(Charts and diagrams as code)
----
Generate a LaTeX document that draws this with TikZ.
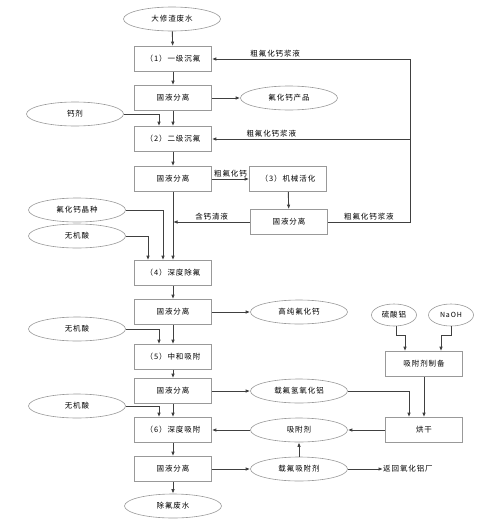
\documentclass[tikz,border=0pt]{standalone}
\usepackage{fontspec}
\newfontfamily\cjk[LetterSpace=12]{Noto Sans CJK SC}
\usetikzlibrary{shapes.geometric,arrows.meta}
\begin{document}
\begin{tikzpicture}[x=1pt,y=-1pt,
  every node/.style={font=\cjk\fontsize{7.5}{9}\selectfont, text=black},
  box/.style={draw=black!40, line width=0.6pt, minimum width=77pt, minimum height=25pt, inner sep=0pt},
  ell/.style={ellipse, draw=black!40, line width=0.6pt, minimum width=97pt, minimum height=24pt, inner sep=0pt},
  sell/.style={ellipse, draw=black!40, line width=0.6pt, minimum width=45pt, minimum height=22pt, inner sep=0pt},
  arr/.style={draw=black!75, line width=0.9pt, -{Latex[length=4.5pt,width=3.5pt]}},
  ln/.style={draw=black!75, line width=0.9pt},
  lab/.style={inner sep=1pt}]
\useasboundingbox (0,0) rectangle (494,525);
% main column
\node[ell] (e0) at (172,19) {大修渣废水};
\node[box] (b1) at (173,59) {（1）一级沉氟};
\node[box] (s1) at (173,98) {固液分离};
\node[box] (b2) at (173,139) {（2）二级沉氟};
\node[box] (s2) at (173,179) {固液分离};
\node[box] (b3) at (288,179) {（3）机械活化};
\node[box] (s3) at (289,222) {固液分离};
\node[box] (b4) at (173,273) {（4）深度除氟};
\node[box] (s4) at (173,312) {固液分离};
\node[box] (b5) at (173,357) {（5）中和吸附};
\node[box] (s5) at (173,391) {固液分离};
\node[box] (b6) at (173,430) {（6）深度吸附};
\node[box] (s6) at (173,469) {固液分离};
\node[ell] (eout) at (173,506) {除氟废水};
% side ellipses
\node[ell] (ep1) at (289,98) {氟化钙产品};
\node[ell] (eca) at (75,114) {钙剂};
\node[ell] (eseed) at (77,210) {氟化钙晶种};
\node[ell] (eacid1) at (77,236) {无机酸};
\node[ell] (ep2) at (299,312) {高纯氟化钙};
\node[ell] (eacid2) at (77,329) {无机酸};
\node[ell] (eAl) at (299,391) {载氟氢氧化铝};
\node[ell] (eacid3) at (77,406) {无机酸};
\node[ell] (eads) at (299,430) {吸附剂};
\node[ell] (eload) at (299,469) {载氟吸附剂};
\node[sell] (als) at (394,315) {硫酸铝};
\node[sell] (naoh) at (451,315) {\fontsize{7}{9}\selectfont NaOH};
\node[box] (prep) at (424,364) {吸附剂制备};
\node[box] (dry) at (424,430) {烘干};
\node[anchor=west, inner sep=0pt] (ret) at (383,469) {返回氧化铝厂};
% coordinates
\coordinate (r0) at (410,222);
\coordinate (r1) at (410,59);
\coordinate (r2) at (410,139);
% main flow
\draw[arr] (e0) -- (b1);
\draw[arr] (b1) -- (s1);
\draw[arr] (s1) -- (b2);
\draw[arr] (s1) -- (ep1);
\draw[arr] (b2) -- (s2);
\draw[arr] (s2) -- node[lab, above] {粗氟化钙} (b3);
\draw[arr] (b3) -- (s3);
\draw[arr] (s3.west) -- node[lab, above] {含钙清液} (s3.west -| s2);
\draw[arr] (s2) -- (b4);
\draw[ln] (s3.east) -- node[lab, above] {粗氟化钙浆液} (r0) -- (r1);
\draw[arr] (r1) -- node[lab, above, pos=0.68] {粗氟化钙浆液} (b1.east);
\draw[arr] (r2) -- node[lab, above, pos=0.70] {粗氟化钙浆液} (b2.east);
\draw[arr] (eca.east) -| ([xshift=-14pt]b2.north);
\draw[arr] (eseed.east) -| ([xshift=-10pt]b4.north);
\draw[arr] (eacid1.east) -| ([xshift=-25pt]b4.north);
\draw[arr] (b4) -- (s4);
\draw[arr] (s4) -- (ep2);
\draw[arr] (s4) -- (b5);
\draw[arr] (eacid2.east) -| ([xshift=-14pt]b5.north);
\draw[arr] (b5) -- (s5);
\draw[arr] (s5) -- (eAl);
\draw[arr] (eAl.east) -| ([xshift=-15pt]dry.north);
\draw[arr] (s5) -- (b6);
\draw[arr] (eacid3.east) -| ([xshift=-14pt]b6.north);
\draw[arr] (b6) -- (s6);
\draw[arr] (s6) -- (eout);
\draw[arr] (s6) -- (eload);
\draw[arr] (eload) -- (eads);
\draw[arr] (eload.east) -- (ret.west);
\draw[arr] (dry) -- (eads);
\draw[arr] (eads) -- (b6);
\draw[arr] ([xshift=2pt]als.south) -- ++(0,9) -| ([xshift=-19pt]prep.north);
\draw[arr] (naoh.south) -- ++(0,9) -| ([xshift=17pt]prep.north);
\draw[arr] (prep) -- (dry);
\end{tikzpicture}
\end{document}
----
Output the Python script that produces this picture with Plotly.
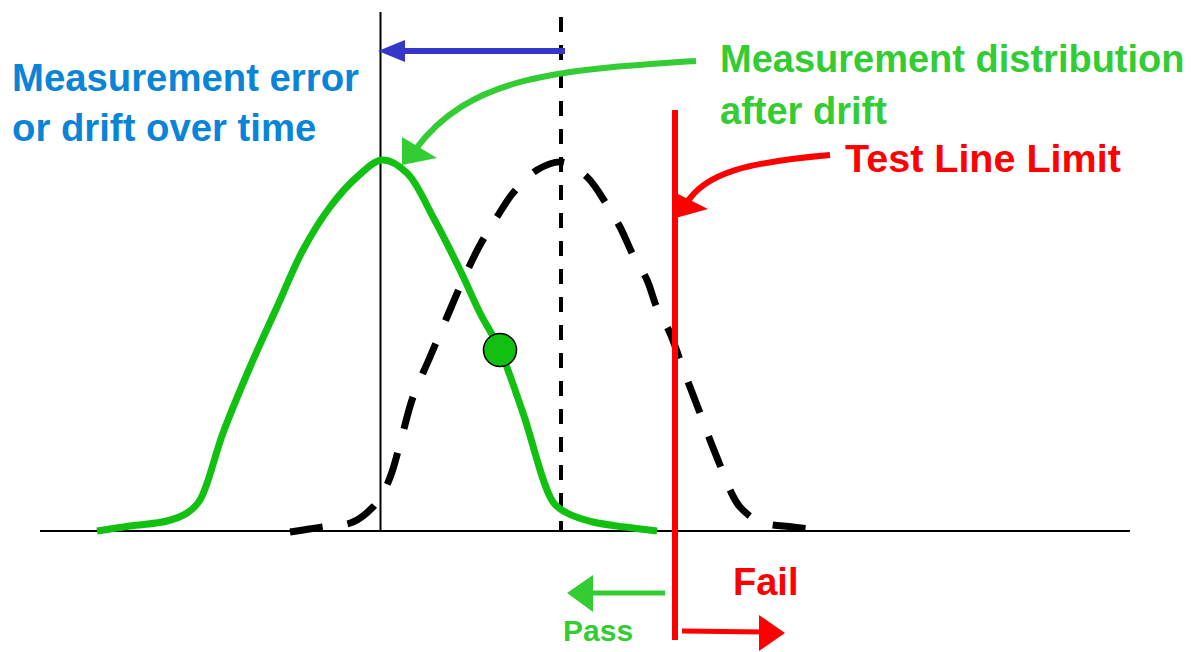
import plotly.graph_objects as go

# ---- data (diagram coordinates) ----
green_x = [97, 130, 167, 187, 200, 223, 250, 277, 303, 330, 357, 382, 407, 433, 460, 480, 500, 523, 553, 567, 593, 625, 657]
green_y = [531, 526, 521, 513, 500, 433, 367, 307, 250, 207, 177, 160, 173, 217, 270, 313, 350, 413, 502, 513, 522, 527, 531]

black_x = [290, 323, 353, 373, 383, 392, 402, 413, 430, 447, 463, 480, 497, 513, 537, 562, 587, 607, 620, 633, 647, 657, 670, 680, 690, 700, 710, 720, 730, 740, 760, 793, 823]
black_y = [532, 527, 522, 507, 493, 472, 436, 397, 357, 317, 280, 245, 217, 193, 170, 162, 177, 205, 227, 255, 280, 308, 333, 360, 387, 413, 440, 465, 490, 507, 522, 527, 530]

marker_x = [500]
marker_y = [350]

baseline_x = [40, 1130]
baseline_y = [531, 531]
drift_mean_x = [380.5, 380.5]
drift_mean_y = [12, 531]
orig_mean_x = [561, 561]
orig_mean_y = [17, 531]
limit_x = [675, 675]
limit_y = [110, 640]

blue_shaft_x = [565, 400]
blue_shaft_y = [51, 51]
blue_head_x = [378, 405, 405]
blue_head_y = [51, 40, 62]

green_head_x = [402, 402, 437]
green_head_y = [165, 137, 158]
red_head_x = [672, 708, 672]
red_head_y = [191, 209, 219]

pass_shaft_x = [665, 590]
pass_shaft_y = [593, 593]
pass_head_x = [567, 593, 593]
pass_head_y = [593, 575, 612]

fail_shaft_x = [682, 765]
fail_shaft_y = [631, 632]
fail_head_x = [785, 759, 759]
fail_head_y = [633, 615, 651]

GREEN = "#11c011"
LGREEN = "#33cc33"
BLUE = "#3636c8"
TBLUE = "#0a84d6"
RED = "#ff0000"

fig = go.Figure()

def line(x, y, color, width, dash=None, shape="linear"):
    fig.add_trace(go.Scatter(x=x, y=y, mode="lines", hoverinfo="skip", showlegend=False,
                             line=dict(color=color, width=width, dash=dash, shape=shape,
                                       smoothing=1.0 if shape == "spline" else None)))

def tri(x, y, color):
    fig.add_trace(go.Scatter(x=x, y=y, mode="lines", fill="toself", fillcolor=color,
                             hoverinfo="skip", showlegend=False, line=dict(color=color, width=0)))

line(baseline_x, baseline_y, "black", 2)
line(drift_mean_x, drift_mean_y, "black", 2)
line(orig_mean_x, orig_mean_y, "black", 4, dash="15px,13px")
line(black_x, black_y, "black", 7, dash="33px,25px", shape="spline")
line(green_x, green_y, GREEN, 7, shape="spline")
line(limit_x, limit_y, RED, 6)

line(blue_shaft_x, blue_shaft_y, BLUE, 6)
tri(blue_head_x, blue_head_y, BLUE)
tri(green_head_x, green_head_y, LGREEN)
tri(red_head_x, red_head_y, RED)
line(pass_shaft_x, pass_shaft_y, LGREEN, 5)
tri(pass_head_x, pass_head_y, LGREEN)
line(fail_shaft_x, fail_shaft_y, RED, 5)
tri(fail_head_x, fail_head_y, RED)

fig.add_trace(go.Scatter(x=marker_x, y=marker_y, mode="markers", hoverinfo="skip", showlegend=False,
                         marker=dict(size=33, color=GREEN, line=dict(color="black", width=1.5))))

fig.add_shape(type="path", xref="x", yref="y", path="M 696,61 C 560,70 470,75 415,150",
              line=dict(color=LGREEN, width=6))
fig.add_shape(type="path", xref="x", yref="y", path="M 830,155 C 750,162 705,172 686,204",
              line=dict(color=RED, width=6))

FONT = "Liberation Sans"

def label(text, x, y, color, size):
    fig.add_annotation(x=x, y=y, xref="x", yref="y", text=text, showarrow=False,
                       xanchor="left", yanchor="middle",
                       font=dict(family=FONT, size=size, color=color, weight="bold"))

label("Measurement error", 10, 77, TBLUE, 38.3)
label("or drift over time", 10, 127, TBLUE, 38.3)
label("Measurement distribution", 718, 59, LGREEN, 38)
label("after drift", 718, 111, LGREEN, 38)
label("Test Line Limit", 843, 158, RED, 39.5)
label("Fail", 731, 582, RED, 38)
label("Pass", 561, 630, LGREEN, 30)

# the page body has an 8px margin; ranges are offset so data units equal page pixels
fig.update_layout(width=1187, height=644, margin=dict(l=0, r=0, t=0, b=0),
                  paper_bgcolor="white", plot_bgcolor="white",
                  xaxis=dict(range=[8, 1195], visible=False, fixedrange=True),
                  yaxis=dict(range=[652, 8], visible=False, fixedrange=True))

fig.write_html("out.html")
----
(Problem details) Repeat exactly, and only, the entries from the line with "Output the Python" through the line with "showlegend=False, line=dict(color=color, width=0)))". Pictures are skipped.

(Result for this exercise)
Output the Python script that produces this picture with Plotly.
import plotly.graph_objects as go

# ---- data (diagram coordinates) ----
green_x = [97, 130, 167, 187, 200, 223, 250, 277, 303, 330, 357, 382, 407, 433, 460, 480, 500, 523, 553, 567, 593, 625, 657]
green_y = [531, 526, 521, 513, 500, 433, 367, 307, 250, 207, 177, 160, 173, 217, 270, 313, 350, 413, 502, 513, 522, 527, 531]

black_x = [290, 323, 353, 373, 383, 392, 402, 413, 430, 447, 463, 480, 497, 513, 537, 562, 587, 607, 620, 633, 647, 657, 670, 680, 690, 700, 710, 720, 730, 740, 760, 793, 823]
black_y = [532, 527, 522, 507, 493, 472, 436, 397, 357, 317, 280, 245, 217, 193, 170, 162, 177, 205, 227, 255, 280, 308, 333, 360, 387, 413, 440, 465, 490, 507, 522, 527, 530]

marker_x = [500]
marker_y = [350]

baseline_x = [40, 1130]
baseline_y = [531, 531]
drift_mean_x = [380.5, 380.5]
drift_mean_y = [12, 531]
orig_mean_x = [561, 561]
orig_mean_y = [17, 531]
limit_x = [675, 675]
limit_y = [110, 640]

blue_shaft_x = [565, 400]
blue_shaft_y = [51, 51]
blue_head_x = [378, 405, 405]
blue_head_y = [51, 40, 62]

green_head_x = [402, 402, 437]
green_head_y = [165, 137, 158]
red_head_x = [672, 708, 672]
red_head_y = [191, 209, 219]

pass_shaft_x = [665, 590]
pass_shaft_y = [593, 593]
pass_head_x = [567, 593, 593]
pass_head_y = [593, 575, 612]

fail_shaft_x = [682, 765]
fail_shaft_y = [631, 632]
fail_head_x = [785, 759, 759]
fail_head_y = [633, 615, 651]

GREEN = "#11c011"
LGREEN = "#33cc33"
BLUE = "#3636c8"
TBLUE = "#0a84d6"
RED = "#ff0000"

fig = go.Figure()

def line(x, y, color, width, dash=None, shape="linear"):
    fig.add_trace(go.Scatter(x=x, y=y, mode="lines", hoverinfo="skip", showlegend=False,
                             line=dict(color=color, width=width, dash=dash, shape=shape,
                                       smoothing=1.0 if shape == "spline" else None)))

def tri(x, y, color):
    fig.add_trace(go.Scatter(x=x, y=y, mode="lines", fill="toself", fillcolor=color,
                             hoverinfo="skip", showlegend=False, line=dict(color=color, width=0)))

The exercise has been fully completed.